When traversing the English Channel, the boat pilot pays respect to the aforementioned tides when heading for France, which means the tidal affect will be perpendicular to the direction of the swimmer. It is incredibly rare for a swimmer to ever be swimming with or against the tide.

There are two official bodies taking swimmers across the channel - the Channel swimming & piloting Federation & the Channel Swimming Association.

When booking a swim, you choose a pilot & boat who will navigate you over to France.  Henley Mermaids used Eddy Spelling on Anastasia.  Eddy has a crew and an observer, who then ratifies your swim.

No swimmer in a standard attempt to swim the Channel shall be permitted to use or wear any device or swimsuit that may aid his / her speed, buoyancy, heat retention or endurance (such as wetsuit, webbed gloves, paddles, fins, etc). The swimmer is permitted to grease the body before a swim, use goggles and one hat. Nose clips and earplugs are also permitted. Any kind of tape on the body is not permitted unless approved by the observer.

The swimmer may wear only one swimsuit in one or two pieces which shall not extend past the shoulder or below the knee. All swimsuits shall be made from textile materials. Caps may not be made from neoprene or any other material which offers similar heat retention properties (as determined by the CS&PF Committee). Silicone or latex hats are permitted.

The official observer will have to confirm that the swimwear rules have been observed. The swimmer must be sure that their costume and cap are of an approved type before the swim starts as the swim will not be recognised if they are later found not to conform. If you have any doubt, please seek advice and/or approval from the CS&PF Committee prior to the swim giving sufficient notice for any research or investigations to be completed

Rules for standard relay team:


(a) Each standard team shall consist of 6 swimmers each swimming for 1 hour. The order of the swim shall be determined by the order of swimmers entering the water to commence their first swim leg. No team member may start their second swim leg before the first swimmer has completed their second swim leg. Once the first swimmer commences their second swim leg, the same order must be maintained throughout the swim.

 

Mermaids are a relay team of 5.

Swimmers in relay teams shall be over 12 years old 3 days before the relay swim starts, and for registration purposes, the beginning of the swim period their team is booked to swim in. They shall be under 16 years of age for at least 24 hours after the swim finishes for it to be classified as a Junior Relay team swim.

Junior swimmers (over 12 and under 16 years of age) will only be allowed to swim in 6-person (standard), 7-person or 8-person relay team swims.

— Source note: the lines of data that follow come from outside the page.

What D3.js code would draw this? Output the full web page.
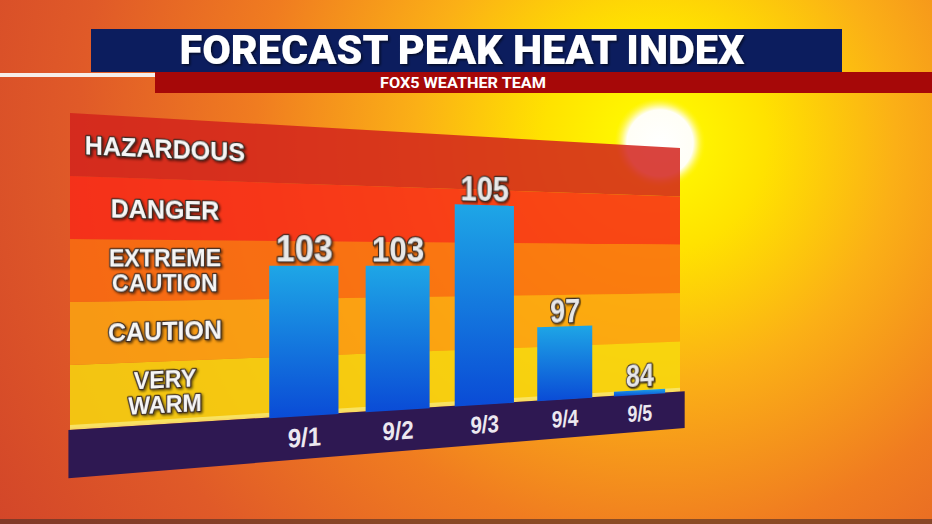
<!DOCTYPE html>
<html>
<head>
<meta charset="utf-8">
<script src="https://cdn.jsdelivr.net/npm/d3@7"></script>
<style>
  html, body { margin: 0; padding: 0; overflow: hidden; background: #d9502a; }
</style>
</head>
<body>
<svg id="chart" width="932" height="524"></svg>
<script>
// ---- data ----
const dates = ["9/1", "9/2", "9/3", "9/4", "9/5"];
const peakHeat = [103, 103, 105, 97, 84];
// heat levels, bottom to top
const levelLines = [["VERY", "WARM"], ["CAUTION"], ["EXTREME", "CAUTION"], ["DANGER"], ["HAZARDOUS"]];
const levelEdges = [83.5, 94.5, 101, 104.5, 105.2, 108];
const levelColors = ["#f7d80e", "#fca510", "#f96c10", "#f82a17", "#d2231c"];
const title = "FORECAST PEAK HEAT INDEX";
const subtitle = "FOX5 WEATHER TEAM";

const svg = d3.select("#chart");
const defs = svg.append("defs");

// background: sun glow in the top right
const bg = defs.append("radialGradient").attr("id", "bg")
  .attr("gradientUnits", "userSpaceOnUse").attr("cx", 655).attr("cy", 140).attr("r", 800);
[[0, "#fffbe0"], [0.05, "#fff500"], [0.14, "#ffe200"], [0.3, "#fbb016"], [0.5, "#f07c20"], [0.72, "#e05a28"], [1, "#d04229"]]
  .forEach(([o, c]) => bg.append("stop").attr("offset", o).attr("stop-color", c));

const sun = defs.append("radialGradient").attr("id", "sun");
[[0, "#ffffff", 1], [0.72, "#fffef6", 1], [0.8, "#fffbb0", 0.8], [1, "#fff200", 0]]
  .forEach(([o, c, a]) => sun.append("stop").attr("offset", o).attr("stop-color", c).attr("stop-opacity", a));

const barGrad = defs.append("linearGradient").attr("id", "bar").attr("x1", 0).attr("y1", 0).attr("x2", 0).attr("y2", 1);
barGrad.append("stop").attr("offset", 0).attr("stop-color", "#1ea6e6");
barGrad.append("stop").attr("offset", 1).attr("stop-color", "#0a4bd6");

const shadow = defs.append("filter").attr("id", "shadow").attr("x", "-20%").attr("y", "-20%").attr("width", "140%").attr("height", "140%");
shadow.append("feDropShadow").attr("dx", 1.5).attr("dy", 1.5).attr("stdDeviation", 1)
  .attr("flood-color", "#000").attr("flood-opacity", 0.6);

svg.append("rect").attr("width", 932).attr("height", 524).attr("fill", "url(#bg)");
svg.append("circle").attr("cx", 660).attr("cy", 143).attr("r", 46).attr("fill", "url(#sun)");
svg.append("rect").attr("y", 519).attr("width", 932).attr("height", 5).attr("fill", "#5e3528").attr("opacity", 0.7);

// ---- perspective board: unit square -> quad ----
function quadMap(p0, p1, p2, p3) {
  const dx1 = p1[0] - p2[0], dx2 = p3[0] - p2[0], dx3 = p0[0] - p1[0] + p2[0] - p3[0];
  const dy1 = p1[1] - p2[1], dy2 = p3[1] - p2[1], dy3 = p0[1] - p1[1] + p2[1] - p3[1];
  const den = dx1 * dy2 - dx2 * dy1;
  const g = (dx3 * dy2 - dx2 * dy3) / den, h = (dx1 * dy3 - dx3 * dy1) / den;
  const a = p1[0] - p0[0] + g * p1[0], b = p3[0] - p0[0] + h * p3[0], c = p0[0];
  const d = p1[1] - p0[1] + g * p1[1], e = p3[1] - p0[1] + h * p3[1], f = p0[1];
  return (u, v) => { const w = g * u + h * v + 1; return [(a * u + b * v + c) / w, (d * u + e * v + f) / w]; };
}
const proj = quadMap([70, 113], [680, 148], [680, 390], [70, 428]);
const eps = 0.001;
const refW = (proj(eps, 0)[0] - proj(0, 0)[0]) / eps;
const refH = proj(0, 1)[1] - proj(0, 0)[1];
const px = n => n / refH; // flat pixels -> v units

function quad(u0, u1, v0, v1) {
  return [proj(u0, v0), proj(u1, v0), proj(u1, v1), proj(u0, v1)].map(p => p.join(",")).join(" ");
}
function place(u, v) {
  const [x, y] = proj(u, v);
  const [x2, y2] = proj(u + eps, v);
  const yb = proj(u, v + eps)[1];
  const sx = (x2 - x) / eps / refW, sy = (yb - y) / eps / refH;
  const ang = Math.atan2(y2 - y, x2 - x) * 180 / Math.PI;
  return `translate(${x},${y}) skewY(${ang}) scale(${sx},${sy})`;
}

const level = d3.scaleLinear().domain(levelEdges).range(d3.range(levelEdges.length));
const yv = d3.scaleLinear().domain([0, levelColors.length]).range([1, 0]);
const xb = d3.scaleBand().domain(dates).range([0.25, 0.99]).paddingInner(0.29).paddingOuter(0.145);

const board = svg.append("g");

// level bands
board.selectAll("polygon.band").data(levelColors).join("polygon")
  .attr("class", "band")
  .attr("points", (c, i) => quad(0, 1, yv(i + 1), yv(i)))
  .attr("fill", c => c).attr("fill-opacity", 0.85);

// base slab
board.append("polygon").attr("points", quad(0, 1, 1 - px(3), 1 + px(2))).attr("fill", "#f8e46a").attr("opacity", 0.9);
board.append("polygon").attr("points", quad(-0.002, 1.01, 1 + px(2), 1 + px(50))).attr("fill", "#2e1852");

const textStyle = sel => sel
  .attr("font-family", "'Liberation Sans', Arial, sans-serif").attr("font-weight", 700)
  .attr("text-anchor", "middle").attr("paint-order", "stroke")
  .attr("stroke-linejoin", "round").attr("filter", "url(#shadow)");

// level labels (one text per level, lines as tspans)
board.selectAll("text.level").data(levelLines).join("text")
  .attr("class", "level").call(textStyle)
  .attr("transform", (d, i) => place(0.124, yv(i + 0.5)))
  .attr("font-size", d => d.length > 1 ? 25 : 27)
  .attr("fill", "#f6f6f6").attr("stroke", "#3a2a22").attr("stroke-width", 2.6)
  .each(function(lines) {
    const t = d3.select(this);
    lines.forEach((s, j) => {
      t.append("tspan").attr("x", 0)
        .attr("y", (j - (lines.length - 1) / 2) * 25.5).attr("dy", "0.36em")
        .text(s);
    });
  });

// bars
const bars = dates.map((d, i) => ({ date: d, value: peakHeat[i] }));
board.selectAll("polygon.bar").data(bars).join("polygon")
  .attr("class", "bar")
  .attr("points", d => quad(xb(d.date), xb(d.date) + xb.bandwidth(), yv(level(d.value)), 1 + px(3)))
  .attr("fill", "url(#bar)");

// value labels
board.selectAll("text.value").data(bars).join("text")
  .attr("class", "value").call(textStyle)
  .attr("transform", d => place(xb(d.date) + xb.bandwidth() / 2, yv(level(d.value)) - px(5)))
  .attr("font-size", 41).attr("fill", "#e8e8e8").attr("stroke", "#3b2a20").attr("stroke-width", 3)
  .text(d => d.value);

// date labels on the base
board.selectAll("text.date").data(bars).join("text")
  .attr("class", "date").call(textStyle)
  .attr("transform", d => place(xb(d.date) + xb.bandwidth() / 2, 1 + px(26)))
  .attr("dy", "0.36em")
  .attr("font-size", 29).attr("fill", "#ece8f0").attr("stroke", "none").attr("filter", null)
  .text(d => d.date);

// ---- title banner ----
svg.append("rect").attr("x", 0).attr("y", 73).attr("width", 156).attr("height", 4).attr("fill", "#f6eeea");
svg.append("rect").attr("x", 91).attr("y", 29).attr("width", 751).attr("height", 43).attr("fill", "#0c1d5e");
svg.append("rect").attr("x", 155).attr("y", 72).attr("width", 777).attr("height", 21).attr("fill", "#a60808");
svg.append("text").attr("x", 462).attr("y", 64)
  .attr("text-anchor", "middle").attr("font-family", "Roboto, 'Liberation Sans', sans-serif")
  .attr("font-weight", 900).attr("font-size", 41).attr("fill", "#ffffff")
  .attr("textLength", 565).attr("lengthAdjust", "spacingAndGlyphs")
  .attr("filter", "url(#shadow)")
  .text(title);
svg.append("text").attr("x", 463).attr("y", 87.5)
  .attr("text-anchor", "middle").attr("font-family", "Roboto, 'Liberation Sans', sans-serif")
  .attr("font-weight", 700).attr("font-size", 14.5).attr("fill", "#ffffff")
  .attr("textLength", 166).attr("lengthAdjust", "spacingAndGlyphs")
  .text(subtitle);
</script>
</body>
</html>
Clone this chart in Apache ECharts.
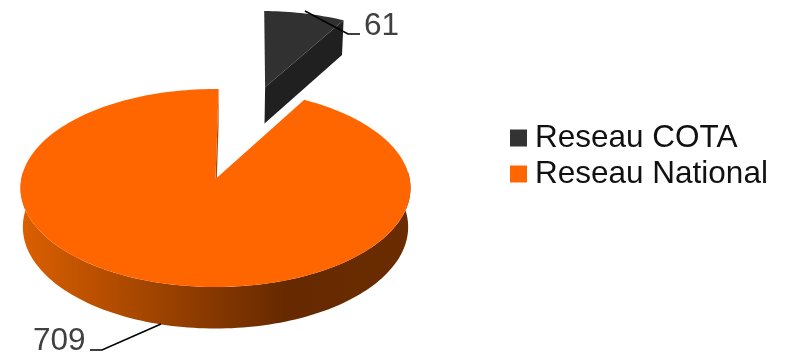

All swimmers taking part in a relay team swim must supply written proof/ratification of a 1.5 hours swim then leave the water for a minimum of 1 hour and a maximum of 1.5 hours – then return to the water and swim for 1 more hour swim in water 61°F/16°C or less or proof of completion in a recognised event for a period considered by the CS&PF to be an acceptable alternative within the previous 18 months.

In no circumstances shall more than 1 team be allowed to make their attempt escorted by the same pilot boat.

(b) Each swimmer shall swim for one or two hours - 60 minutes or 120 minutes each time he/she enters the water as designated by the choice of the relay swim leg time period options

(c) The change-over/takeover from one swimmer to the next in a relay should take place every 60 minutes or 120 minutes if for a two or three person relay option, with the new swimmer entering the water on a signal given by the observer at the end of the completion of the required 60 minute or 120 minute swim period. During the change-over the new swimmer must enter the water from behind and swim past the preceding swimmer. The swimmer that has completed their designated swim period of 60 minutes or 120 minutes must exit the water as quickly as possible and within a maximum of five minutes.

(d) Team members shall rotate in the same order throughout the swim. Pace-making or the use of a support swimmer is NOT allowed.

(e) The pilot/ships master may ask for the accompaniment of a safety swimmer at the very end of a relay swim if the conditions dictate.

(f) A CS&PF recognised Pilot and Official Observer of the Federation must be present on any CS&PF  Relay Team swim for it to be recognised.